Both men said Giuliani was pushing Trump’s political interests.

“I believe he was looking to dig up political dirt against a potential rival in the next election cycle,” Kent said.

“I agree with Mr. Kent,” Taylor said.

Republicans push back on ‘fourth-hand rumors’

Republicans defending Trump presented a variety of procedural and substantive arguments against the Democratic-led impeachment inquiry.

Devin Nunes, the top Republican on the intelligence committee, said the witnesses’ testimony was “typically based on second-hand, third-hand, and even fourth-hand rumors and innuendo.”

Nunes said the diplomats were “remarkably uninformed” about Trump’s theory that it was Ukraine — not Russia — that sought to interfere in the 2016 election. That gave Trump good reason to send Giuliani to Ukraine to investigate, he said.

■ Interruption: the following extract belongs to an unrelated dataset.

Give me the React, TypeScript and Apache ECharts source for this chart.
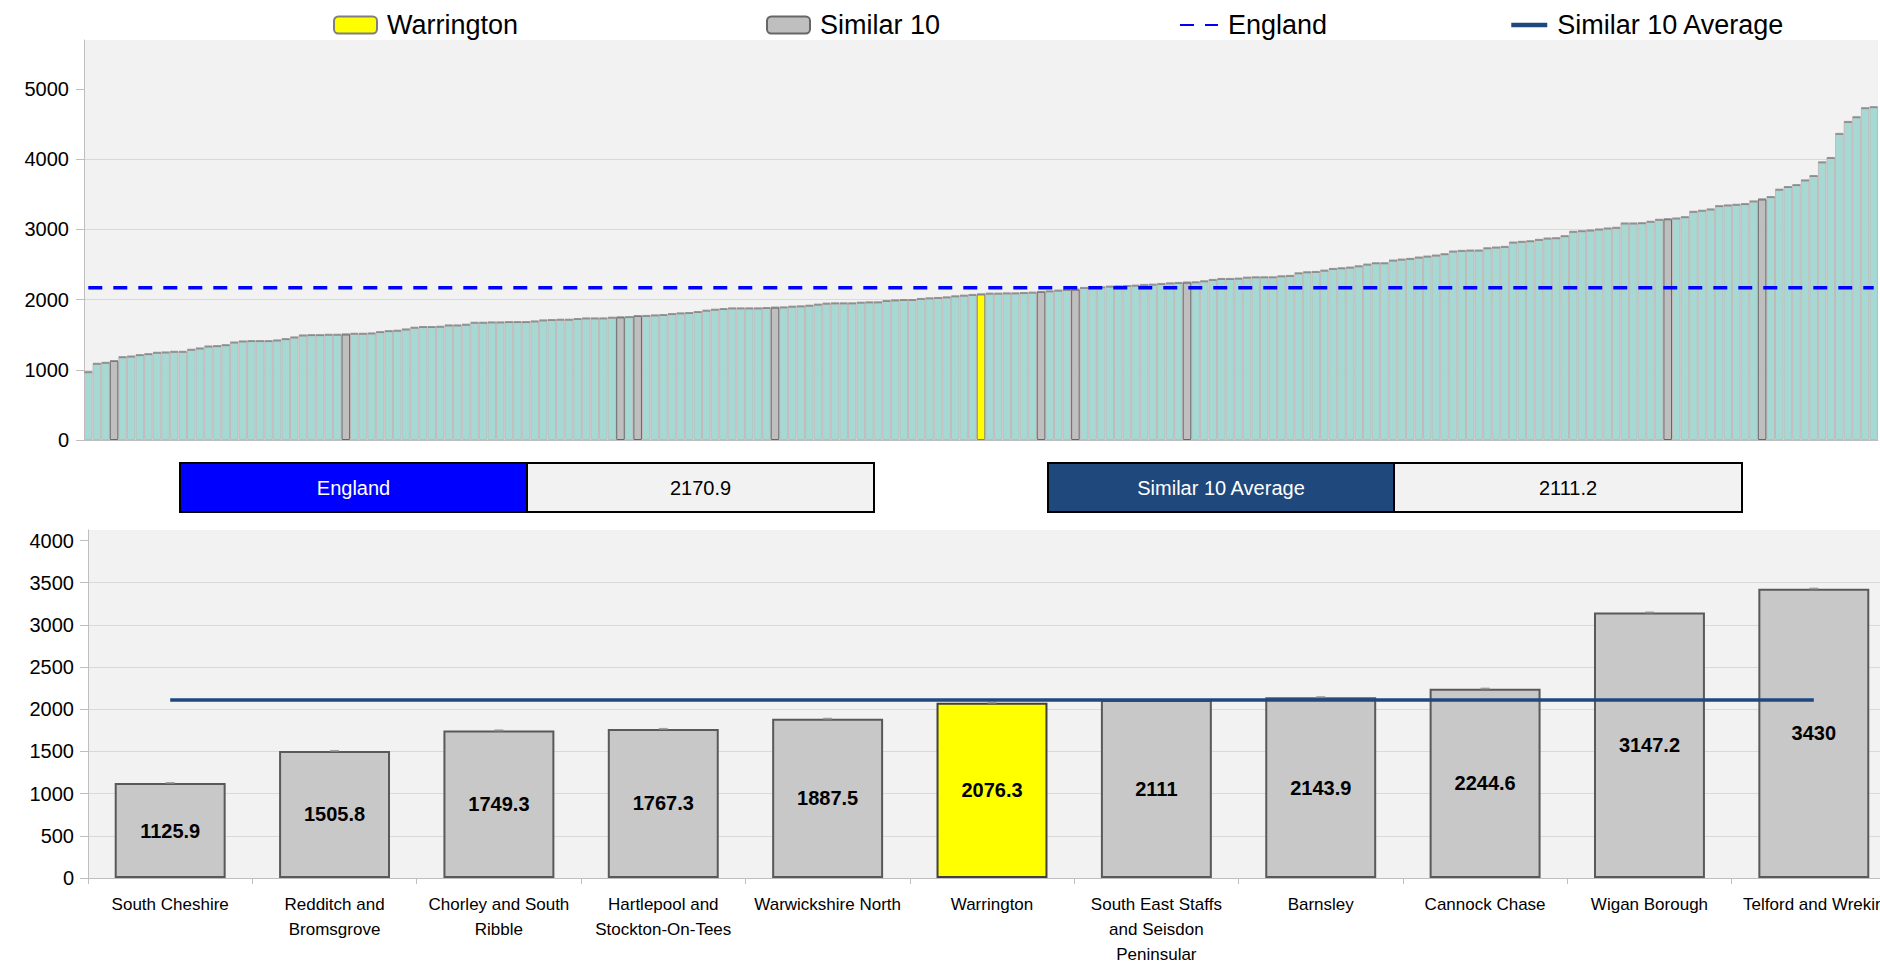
import React, { useEffect, useRef } from "react";
import * as echarts from "echarts";

// All CCGs in England, sorted ascending
const englandValues: number[] = [
  967, 1086, 1100, 1125.9, 1181, 1190, 1210, 1224, 1243, 1248,
  1257, 1257, 1286, 1305, 1333, 1338, 1352, 1390, 1405, 1410,
  1410, 1410, 1419, 1438, 1462, 1490, 1495, 1495, 1500, 1500,
  1505.8, 1514, 1514, 1519, 1538, 1552, 1557, 1576, 1600, 1610,
  1610, 1614, 1633, 1633, 1643, 1671, 1671, 1676, 1676, 1681,
  1681, 1681, 1690, 1705, 1710, 1714, 1714, 1724, 1733, 1733,
  1733, 1743, 1749.3, 1752, 1767.3, 1768, 1776, 1781, 1795, 1805,
  1810, 1824, 1843, 1857, 1867, 1876, 1876, 1876, 1876, 1881,
  1887.5, 1890, 1900, 1905, 1914, 1929, 1943, 1948, 1948, 1948,
  1957, 1962, 1962, 1981, 1990, 1995, 1995, 2010, 2019, 2024,
  2033, 2048, 2057, 2067, 2076.3, 2086, 2086, 2090, 2090, 2095,
  2100, 2111, 2119, 2129, 2138, 2143.9, 2167, 2171, 2176, 2186,
  2190, 2195, 2200, 2210, 2214, 2224, 2233, 2238, 2244.6, 2248,
  2262, 2281, 2295, 2295, 2300, 2314, 2319, 2319, 2319, 2333,
  2338, 2376, 2391, 2395, 2414, 2438, 2448, 2457, 2476, 2500,
  2519, 2519, 2557, 2571, 2581, 2600, 2614, 2629, 2648, 2686,
  2695, 2700, 2700, 2733, 2743, 2752, 2814, 2824, 2833, 2852,
  2871, 2876, 2905, 2967, 2976, 2986, 3000, 3014, 3024, 3086,
  3086, 3090, 3110, 3138, 3147.2, 3157, 3176, 3252, 3267, 3286,
  3333, 3343, 3352, 3362, 3400, 3430, 3462, 3567, 3605, 3633,
  3700, 3762, 3957, 4019, 4362, 4533, 4600, 4729, 4743,
];

const similarNames: string[] = [
  "South Cheshire",
  "Redditch and Bromsgrove",
  "Chorley and South Ribble",
  "Hartlepool and Stockton-On-Tees",
  "Warwickshire North",
  "Warrington",
  "South East Staffs and Seisdon Peninsular",
  "Barnsley",
  "Cannock Chase",
  "Wigan Borough",
  "Telford and Wrekin",
];
const similarLabels: string[] = [
  "South Cheshire",
  "Redditch and\nBromsgrove",
  "Chorley and South\nRibble",
  "Hartlepool and\nStockton-On-Tees",
  "Warwickshire North",
  "Warrington",
  "South East Staffs\nand Seisdon\nPeninsular",
  "Barnsley",
  "Cannock Chase",
  "Wigan Borough",
  "Telford and Wrekin",
];
const similarValues: number[] = [
  1125.9, 1505.8, 1749.3, 1767.3, 1887.5, 2076.3, 2111, 2143.9, 2244.6, 3147.2, 3430,
];
const focusName = "Warrington";
const englandAverage = 2170.9;
const similarAverage = 2111.2;
const topTicks: number[] = [0, 1000, 2000, 3000, 4000, 5000];
const bottomTicks: number[] = [0, 500, 1000, 1500, 2000, 2500, 3000, 3500, 4000];

const FONT = "'Liberation Sans', Arial, sans-serif";

export default function App() {
  const ref = useRef<HTMLDivElement>(null);

  useEffect(() => {
    if (!ref.current) return;
    const chart = echarts.init(ref.current, undefined, { renderer: "svg" });

    const focusIdx = similarNames.indexOf(focusName);
    const focusValue = similarValues[focusIdx];
    const otherSimilar = similarValues.filter((_, i) => i !== focusIdx);

    const topCats = englandValues.map((_, i) => String(i + 1));
    const topOther = englandValues.map((v) =>
      similarValues.includes(v) ? "-" : v
    );
    const topSimilar = englandValues.map((v) =>
      otherSimilar.includes(v) ? v : "-"
    );
    const topFocus = englandValues.map((v) => (v === focusValue ? v : "-"));
    const topEngland = englandValues.map(() => englandAverage);

    const botSimilar = similarValues.map((v, i) => (i === focusIdx ? "-" : v));
    const botFocus = similarValues.map((v, i) => (i === focusIdx ? v : "-"));
    const botAverage = similarValues.map(() => similarAverage);

    const legendText = {
      fontSize: 27,
      fontFamily: FONT,
      color: "#000",
      lineHeight: 30,
      padding: [0, 0, 0, 5],
    };
    const lineLegendItem = { opacity: 0, borderWidth: 0 };

    const barLabel = {
      show: true,
      position: "inside",
      fontSize: 20,
      fontWeight: "bold",
      fontFamily: FONT,
      color: "#000",
    };

    chart.setOption({
      animation: false,
      backgroundColor: "#ffffff",
      textStyle: { fontFamily: FONT },
      legend: [
        {
          data: ["Warrington"],
          left: 333,
          top: 10,
          padding: 0,
          itemWidth: 43,
          itemHeight: 17,
          textStyle: legendText,
        },
        {
          data: ["Similar 10"],
          left: 766,
          top: 10,
          padding: 0,
          itemWidth: 43,
          itemHeight: 17,
          textStyle: legendText,
        },
        {
          data: ["England"],
          left: 1179,
          top: 10,
          padding: 0,
          itemWidth: 38,
          itemHeight: 17,
          itemStyle: lineLegendItem,
          textStyle: legendText,
        },
        {
          data: ["Similar 10 Average"],
          left: 1509,
          top: 10,
          padding: 0,
          itemWidth: 36,
          itemHeight: 17,
          itemStyle: lineLegendItem,
          lineStyle: { width: 4.5 },
          textStyle: legendText,
        },
      ],
      grid: [
        {
          left: 84,
          top: 40,
          width: 1794,
          height: 400,
          show: true,
          backgroundColor: "#f2f2f2",
          borderWidth: 0,
          outerBoundsMode: "none",
          containLabel: false,
        },
        {
          left: 88,
          top: 530,
          width: 1808,
          height: 348,
          show: true,
          backgroundColor: "#f2f2f2",
          borderWidth: 0,
          outerBoundsMode: "none",
          containLabel: false,
        },
      ],
      xAxis: [
        {
          type: "category",
          gridIndex: 0,
          data: topCats,
          axisLine: { show: true, lineStyle: { color: "#bfbfbf", width: 1 } },
          axisTick: { show: false },
          axisLabel: { show: false },
          splitLine: { show: false },
        },
        {
          type: "category",
          gridIndex: 1,
          data: similarLabels,
          axisLine: { show: true, lineStyle: { color: "#bfbfbf", width: 1 } },
          axisTick: { show: true, length: 6, lineStyle: { color: "#bfbfbf" } },
          axisLabel: {
            interval: 0,
            fontSize: 17,
            lineHeight: 25,
            margin: 14,
            color: "#000",
            fontFamily: FONT,
            hideOverlap: false,
          },
        },
      ],
      yAxis: [
        {
          type: "value",
          gridIndex: 0,
          min: 0,
          max: 5700,
          interval: 1000,
          axisLine: { show: true, lineStyle: { color: "#bfbfbf", width: 1 } },
          axisTick: {
            show: true,
            length: 8,
            lineStyle: { color: "#bfbfbf" },
            customValues: topTicks,
          },
          axisLabel: {
            customValues: topTicks,
            formatter: (v: number) => String(v),
            fontSize: 20,
            color: "#000",
            margin: 15,
            fontFamily: FONT,
          },
          splitLine: {
            show: true,
            showMaxLine: false,
            lineStyle: { color: "#d9d9d9", width: 1 },
          },
        },
        {
          type: "value",
          gridIndex: 1,
          min: 0,
          max: 4125,
          interval: 500,
          axisLine: { show: true, lineStyle: { color: "#bfbfbf", width: 1 } },
          axisTick: {
            show: true,
            length: 8,
            lineStyle: { color: "#bfbfbf" },
            customValues: bottomTicks,
          },
          axisLabel: {
            customValues: bottomTicks,
            formatter: (v: number) => String(v),
            fontSize: 20,
            color: "#000",
            margin: 14,
            fontFamily: FONT,
          },
          splitLine: {
            show: true,
            showMaxLine: false,
            lineStyle: { color: "#d9d9d9", width: 1 },
          },
        },
      ],
      series: [
        {
          name: "All CCGs",
          type: "bar",
          xAxisIndex: 0,
          yAxisIndex: 0,
          data: topOther,
          barCategoryGap: 0,
          barGap: "-100%",
          itemStyle: { color: "#a6d9d4", borderColor: "#c3b9b9", borderWidth: 1 },
        },
        {
          name: "Similar 10",
          type: "bar",
          xAxisIndex: 0,
          yAxisIndex: 0,
          data: topSimilar,
          barCategoryGap: 0,
          barGap: "-100%",
          itemStyle: { color: "#bfbfbf", borderColor: "#666666", borderWidth: 1 },
        },
        {
          name: "Warrington",
          type: "bar",
          xAxisIndex: 0,
          yAxisIndex: 0,
          data: topFocus,
          barCategoryGap: 0,
          barGap: "-100%",
          itemStyle: { color: "#ffff00", borderColor: "#7f7f7f", borderWidth: 1 },
        },
        {
          name: "Top caps",
          type: "scatter",
          xAxisIndex: 0,
          yAxisIndex: 0,
          data: englandValues,
          symbol: "rect",
          symbolSize: [8, 2],
          itemStyle: { color: "#808080" },
          silent: true,
          z: 3,
        },
        {
          name: "England",
          type: "line",
          xAxisIndex: 0,
          yAxisIndex: 0,
          data: topEngland,
          symbol: "none",
          lineStyle: { color: "#0000ff", width: 3.5, type: [14, 11] },
          itemStyle: { color: "#0000ff" },
          z: 5,
        },
        {
          name: "Similar 10",
          type: "bar",
          xAxisIndex: 1,
          yAxisIndex: 1,
          data: botSimilar,
          barCategoryGap: "32.5%",
          barGap: "-100%",
          itemStyle: { color: "#c8c8c8", borderColor: "#595959", borderWidth: 2 },
          label: barLabel,
        },
        {
          name: "Warrington",
          type: "bar",
          xAxisIndex: 1,
          yAxisIndex: 1,
          data: botFocus,
          barCategoryGap: "32.5%",
          barGap: "-100%",
          itemStyle: { color: "#ffff00", borderColor: "#404040", borderWidth: 2 },
          label: barLabel,
        },
        {
          name: "Bottom caps",
          type: "scatter",
          xAxisIndex: 1,
          yAxisIndex: 1,
          data: similarValues,
          symbol: "rect",
          symbolSize: [9, 2],
          itemStyle: { color: "#8c8c8c" },
          silent: true,
          z: 3,
        },
        {
          name: "Similar 10 Average",
          type: "line",
          xAxisIndex: 1,
          yAxisIndex: 1,
          data: botAverage,
          symbol: "none",
          lineStyle: { color: "#1f497d", width: 3.5 },
          itemStyle: { color: "#1f497d" },
          z: 5,
        },
      ],
      graphic: [
        {
          type: "rect",
          shape: { x: 180, y: 463, width: 347, height: 49 },
          style: { fill: "#0000ff", stroke: "#000", lineWidth: 2 },
        },
        {
          type: "rect",
          shape: { x: 527, y: 463, width: 347, height: 49 },
          style: { fill: "#f2f2f2", stroke: "#000", lineWidth: 2 },
        },
        {
          type: "text",
          x: 353.5,
          y: 488,
          style: {
            text: "England",
            fill: "#ffffff",
            fontSize: 20,
            fontFamily: FONT,
            align: "center",
            verticalAlign: "middle",
          },
        },
        {
          type: "text",
          x: 700.5,
          y: 488,
          style: {
            text: String(englandAverage),
            fill: "#000000",
            fontSize: 20,
            fontFamily: FONT,
            align: "center",
            verticalAlign: "middle",
          },
        },
        {
          type: "rect",
          shape: { x: 1048, y: 463, width: 346, height: 49 },
          style: { fill: "#1f497d", stroke: "#000", lineWidth: 2 },
        },
        {
          type: "rect",
          shape: { x: 1394, y: 463, width: 348, height: 49 },
          style: { fill: "#f2f2f2", stroke: "#000", lineWidth: 2 },
        },
        {
          type: "text",
          x: 1221,
          y: 488,
          style: {
            text: "Similar 10 Average",
            fill: "#ffffff",
            fontSize: 20,
            fontFamily: FONT,
            align: "center",
            verticalAlign: "middle",
          },
        },
        {
          type: "text",
          x: 1568,
          y: 488,
          style: {
            text: String(similarAverage),
            fill: "#000000",
            fontSize: 20,
            fontFamily: FONT,
            align: "center",
            verticalAlign: "middle",
          },
        },
      ],
    });

    return () => {
      chart.dispose();
    };
  }, []);

  return (
    <div
      ref={ref}
      style={{ position: "fixed", left: 0, top: 0, width: 1880, height: 963 }}
    />
  );
}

But at times, Republicans resorted to arguing that Trump’s use of his personal lawyer to conduct Ukraine policy was unusual but not impeachable.

“In fairness, this irregular channel of diplomacy, it’s not as outlandish as it could be, is that correct?” said Steve Castor, the attorney handling questioning for the Republicans.

“It’s not as outlandish as it could be,” Taylor said, laughing. “I agree with that.”

Witnesses explain why withholding of aid was ‘alarming’

Both witnesses conceded that they hadn’t spoken to Trump — or even Giuliani — and so could not testify directly about Trump’s aims in withholding aid.

But they were able to testify from the front lines of diplomacy about the importance that the new Ukrainian government placed on American support. Zelenskiy, who had just formed a government when he spoke to Trump, wanted a meeting in order to convey legitimacy and give him leverage against Russian President Vladimir Putin, they said.

“It’s one thing to try to leverage a meeting in the White House,” Taylor said. “It’s another thing, I thought, to leverage security assistance, security assistance to a country at war dependent on both the security assistance and the demonstration of support.

“Security assistance was much more alarming,” he said.

But Republicans countered that there was no harm because the aid was eventually released.

“Two facts,” said Representative Elise Stefanik of New York. “Number one, Ukraine received the aid. Number two, there was no investigation.”